WORK TO BE COMPLETED -
Below is a listing to write out in full, exactly as given, without its pictures.

## start DATASET EXTRACT

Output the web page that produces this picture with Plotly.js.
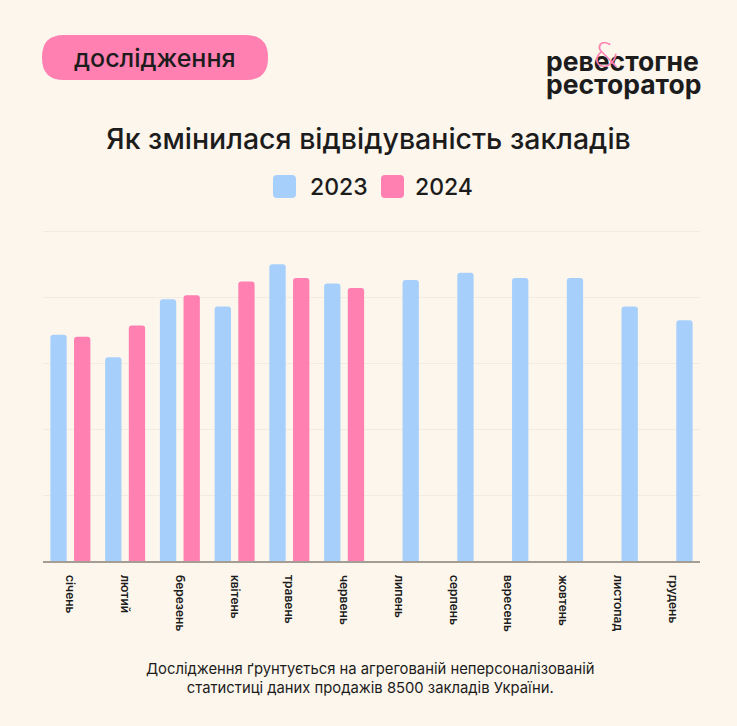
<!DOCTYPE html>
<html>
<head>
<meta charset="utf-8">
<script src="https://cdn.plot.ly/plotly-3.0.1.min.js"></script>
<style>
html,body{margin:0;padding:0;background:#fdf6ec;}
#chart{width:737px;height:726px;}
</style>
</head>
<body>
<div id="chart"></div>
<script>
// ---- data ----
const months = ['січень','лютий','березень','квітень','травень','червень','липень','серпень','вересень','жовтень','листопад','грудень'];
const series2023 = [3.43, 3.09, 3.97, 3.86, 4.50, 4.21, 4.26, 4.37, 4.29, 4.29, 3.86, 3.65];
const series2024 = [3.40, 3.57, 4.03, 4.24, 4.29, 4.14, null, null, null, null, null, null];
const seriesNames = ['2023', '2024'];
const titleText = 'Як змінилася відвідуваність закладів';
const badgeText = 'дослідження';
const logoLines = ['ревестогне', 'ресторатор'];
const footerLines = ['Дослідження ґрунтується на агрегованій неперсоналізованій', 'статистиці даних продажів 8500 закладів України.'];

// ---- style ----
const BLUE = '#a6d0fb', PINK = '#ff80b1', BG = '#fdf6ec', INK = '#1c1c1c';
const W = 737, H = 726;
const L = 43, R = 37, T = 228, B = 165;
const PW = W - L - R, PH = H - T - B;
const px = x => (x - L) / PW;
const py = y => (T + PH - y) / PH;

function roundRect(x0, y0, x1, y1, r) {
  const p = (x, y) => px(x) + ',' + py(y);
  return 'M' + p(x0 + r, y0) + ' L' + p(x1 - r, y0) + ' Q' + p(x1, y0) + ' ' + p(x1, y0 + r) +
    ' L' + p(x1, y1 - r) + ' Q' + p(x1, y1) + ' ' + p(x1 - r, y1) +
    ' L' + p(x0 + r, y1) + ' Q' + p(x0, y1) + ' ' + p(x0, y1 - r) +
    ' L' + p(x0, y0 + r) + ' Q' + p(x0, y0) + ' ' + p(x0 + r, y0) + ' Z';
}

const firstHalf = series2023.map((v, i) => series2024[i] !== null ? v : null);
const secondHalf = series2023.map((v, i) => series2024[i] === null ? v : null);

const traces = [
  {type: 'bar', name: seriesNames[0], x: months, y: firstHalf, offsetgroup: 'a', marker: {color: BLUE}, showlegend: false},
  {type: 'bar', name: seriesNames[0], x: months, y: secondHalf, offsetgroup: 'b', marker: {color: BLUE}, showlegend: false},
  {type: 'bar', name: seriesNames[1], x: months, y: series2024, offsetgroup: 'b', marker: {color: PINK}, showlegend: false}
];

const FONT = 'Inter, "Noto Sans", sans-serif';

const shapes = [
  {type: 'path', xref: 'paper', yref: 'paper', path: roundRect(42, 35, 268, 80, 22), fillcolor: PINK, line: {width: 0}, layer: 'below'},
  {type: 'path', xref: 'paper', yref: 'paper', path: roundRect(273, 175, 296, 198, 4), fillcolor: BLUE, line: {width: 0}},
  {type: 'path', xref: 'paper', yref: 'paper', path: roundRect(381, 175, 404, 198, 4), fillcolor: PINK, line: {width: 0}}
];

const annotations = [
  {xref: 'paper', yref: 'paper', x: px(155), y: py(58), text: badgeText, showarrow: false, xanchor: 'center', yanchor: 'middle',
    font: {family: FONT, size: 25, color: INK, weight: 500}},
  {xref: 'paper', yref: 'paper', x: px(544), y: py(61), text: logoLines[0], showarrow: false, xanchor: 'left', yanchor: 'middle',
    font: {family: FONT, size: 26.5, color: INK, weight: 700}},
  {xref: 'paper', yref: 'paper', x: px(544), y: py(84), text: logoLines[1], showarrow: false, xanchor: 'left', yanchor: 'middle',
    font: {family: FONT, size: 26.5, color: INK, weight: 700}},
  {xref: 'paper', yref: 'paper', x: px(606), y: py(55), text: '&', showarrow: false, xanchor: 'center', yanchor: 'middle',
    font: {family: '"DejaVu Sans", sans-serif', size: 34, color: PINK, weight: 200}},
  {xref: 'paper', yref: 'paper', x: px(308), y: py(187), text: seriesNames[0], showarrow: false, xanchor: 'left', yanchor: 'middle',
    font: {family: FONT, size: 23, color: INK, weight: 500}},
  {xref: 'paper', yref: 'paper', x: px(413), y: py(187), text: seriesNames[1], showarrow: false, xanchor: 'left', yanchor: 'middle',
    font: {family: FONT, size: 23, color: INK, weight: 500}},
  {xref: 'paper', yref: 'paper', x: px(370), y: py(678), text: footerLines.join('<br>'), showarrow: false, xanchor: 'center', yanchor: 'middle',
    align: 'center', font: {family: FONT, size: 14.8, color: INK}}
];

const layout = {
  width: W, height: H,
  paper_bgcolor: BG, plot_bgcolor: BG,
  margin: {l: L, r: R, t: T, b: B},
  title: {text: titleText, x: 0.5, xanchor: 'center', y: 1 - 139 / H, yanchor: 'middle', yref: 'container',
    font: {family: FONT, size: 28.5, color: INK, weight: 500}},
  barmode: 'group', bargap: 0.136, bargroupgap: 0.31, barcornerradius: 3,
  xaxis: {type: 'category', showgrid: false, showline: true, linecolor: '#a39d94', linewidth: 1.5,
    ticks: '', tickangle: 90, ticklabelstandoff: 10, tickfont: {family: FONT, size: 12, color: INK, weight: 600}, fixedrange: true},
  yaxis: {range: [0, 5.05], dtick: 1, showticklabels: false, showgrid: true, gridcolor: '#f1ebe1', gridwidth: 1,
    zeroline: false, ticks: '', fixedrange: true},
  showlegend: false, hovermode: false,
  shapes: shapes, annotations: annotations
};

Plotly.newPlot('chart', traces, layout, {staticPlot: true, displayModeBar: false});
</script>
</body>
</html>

## end DATASET EXTRACT

FINISHED TASK -
Output the web page that produces this picture with Plotly.js.
<!DOCTYPE html>
<html>
<head>
<meta charset="utf-8">
<script src="https://cdn.plot.ly/plotly-3.0.1.min.js"></script>
<style>
html,body{margin:0;padding:0;background:#fdf6ec;}
#chart{width:737px;height:726px;}
</style>
</head>
<body>
<div id="chart"></div>
<script>
// ---- data ----
const months = ['січень','лютий','березень','квітень','травень','червень','липень','серпень','вересень','жовтень','листопад','грудень'];
const series2023 = [3.43, 3.09, 3.97, 3.86, 4.50, 4.21, 4.26, 4.37, 4.29, 4.29, 3.86, 3.65];
const series2024 = [3.40, 3.57, 4.03, 4.24, 4.29, 4.14, null, null, null, null, null, null];
const seriesNames = ['2023', '2024'];
const titleText = 'Як змінилася відвідуваність закладів';
const badgeText = 'дослідження';
const logoLines = ['ревестогне', 'ресторатор'];
const footerLines = ['Дослідження ґрунтується на агрегованій неперсоналізованій', 'статистиці даних продажів 8500 закладів України.'];

// ---- style ----
const BLUE = '#a6d0fb', PINK = '#ff80b1', BG = '#fdf6ec', INK = '#1c1c1c';
const W = 737, H = 726;
const L = 43, R = 37, T = 228, B = 165;
const PW = W - L - R, PH = H - T - B;
const px = x => (x - L) / PW;
const py = y => (T + PH - y) / PH;

function roundRect(x0, y0, x1, y1, r) {
  const p = (x, y) => px(x) + ',' + py(y);
  return 'M' + p(x0 + r, y0) + ' L' + p(x1 - r, y0) + ' Q' + p(x1, y0) + ' ' + p(x1, y0 + r) +
    ' L' + p(x1, y1 - r) + ' Q' + p(x1, y1) + ' ' + p(x1 - r, y1) +
    ' L' + p(x0 + r, y1) + ' Q' + p(x0, y1) + ' ' + p(x0, y1 - r) +
    ' L' + p(x0, y0 + r) + ' Q' + p(x0, y0) + ' ' + p(x0 + r, y0) + ' Z';
}

const firstHalf = series2023.map((v, i) => series2024[i] !== null ? v : null);
const secondHalf = series2023.map((v, i) => series2024[i] === null ? v : null);

const traces = [
  {type: 'bar', name: seriesNames[0], x: months, y: firstHalf, offsetgroup: 'a', marker: {color: BLUE}, showlegend: false},
  {type: 'bar', name: seriesNames[0], x: months, y: secondHalf, offsetgroup: 'b', marker: {color: BLUE}, showlegend: false},
  {type: 'bar', name: seriesNames[1], x: months, y: series2024, offsetgroup: 'b', marker: {color: PINK}, showlegend: false}
];

const FONT = 'Inter, "Noto Sans", sans-serif';

const shapes = [
  {type: 'path', xref: 'paper', yref: 'paper', path: roundRect(42, 35, 268, 80, 22), fillcolor: PINK, line: {width: 0}, layer: 'below'},
  {type: 'path', xref: 'paper', yref: 'paper', path: roundRect(273, 175, 296, 198, 4), fillcolor: BLUE, line: {width: 0}},
  {type: 'path', xref: 'paper', yref: 'paper', path: roundRect(381, 175, 404, 198, 4), fillcolor: PINK, line: {width: 0}}
];

const annotations = [
  {xref: 'paper', yref: 'paper', x: px(155), y: py(58), text: badgeText, showarrow: false, xanchor: 'center', yanchor: 'middle',
    font: {family: FONT, size: 25, color: INK, weight: 500}},
  {xref: 'paper', yref: 'paper', x: px(544), y: py(61), text: logoLines[0], showarrow: false, xanchor: 'left', yanchor: 'middle',
    font: {family: FONT, size: 26.5, color: INK, weight: 700}},
  {xref: 'paper', yref: 'paper', x: px(544), y: py(84), text: logoLines[1], showarrow: false, xanchor: 'left', yanchor: 'middle',
    font: {family: FONT, size: 26.5, color: INK, weight: 700}},
  {xref: 'paper', yref: 'paper', x: px(606), y: py(55), text: '&', showarrow: false, xanchor: 'center', yanchor: 'middle',
    font: {family: '"DejaVu Sans", sans-serif', size: 34, color: PINK, weight: 200}},
  {xref: 'paper', yref: 'paper', x: px(308), y: py(187), text: seriesNames[0], showarrow: false, xanchor: 'left', yanchor: 'middle',
    font: {family: FONT, size: 23, color: INK, weight: 500}},
  {xref: 'paper', yref: 'paper', x: px(413), y: py(187), text: seriesNames[1], showarrow: false, xanchor: 'left', yanchor: 'middle',
    font: {family: FONT, size: 23, color: INK, weight: 500}},
  {xref: 'paper', yref: 'paper', x: px(370), y: py(678), text: footerLines.join('<br>'), showarrow: false, xanchor: 'center', yanchor: 'middle',
    align: 'center', font: {family: FONT, size: 14.8, color: INK}}
];

const layout = {
  width: W, height: H,
  paper_bgcolor: BG, plot_bgcolor: BG,
  margin: {l: L, r: R, t: T, b: B},
  title: {text: titleText, x: 0.5, xanchor: 'center', y: 1 - 139 / H, yanchor: 'middle', yref: 'container',
    font: {family: FONT, size: 28.5, color: INK, weight: 500}},
  barmode: 'group', bargap: 0.136, bargroupgap: 0.31, barcornerradius: 3,
  xaxis: {type: 'category', showgrid: false, showline: true, linecolor: '#a39d94', linewidth: 1.5,
    ticks: '', tickangle: 90, ticklabelstandoff: 10, tickfont: {family: FONT, size: 12, color: INK, weight: 600}, fixedrange: true},
  yaxis: {range: [0, 5.05], dtick: 1, showticklabels: false, showgrid: true, gridcolor: '#f1ebe1', gridwidth: 1,
    zeroline: false, ticks: '', fixedrange: true},
  showlegend: false, hovermode: false,
  shapes: shapes, annotations: annotations
};

Plotly.newPlot('chart', traces, layout, {staticPlot: true, displayModeBar: false});
</script>
</body>
</html>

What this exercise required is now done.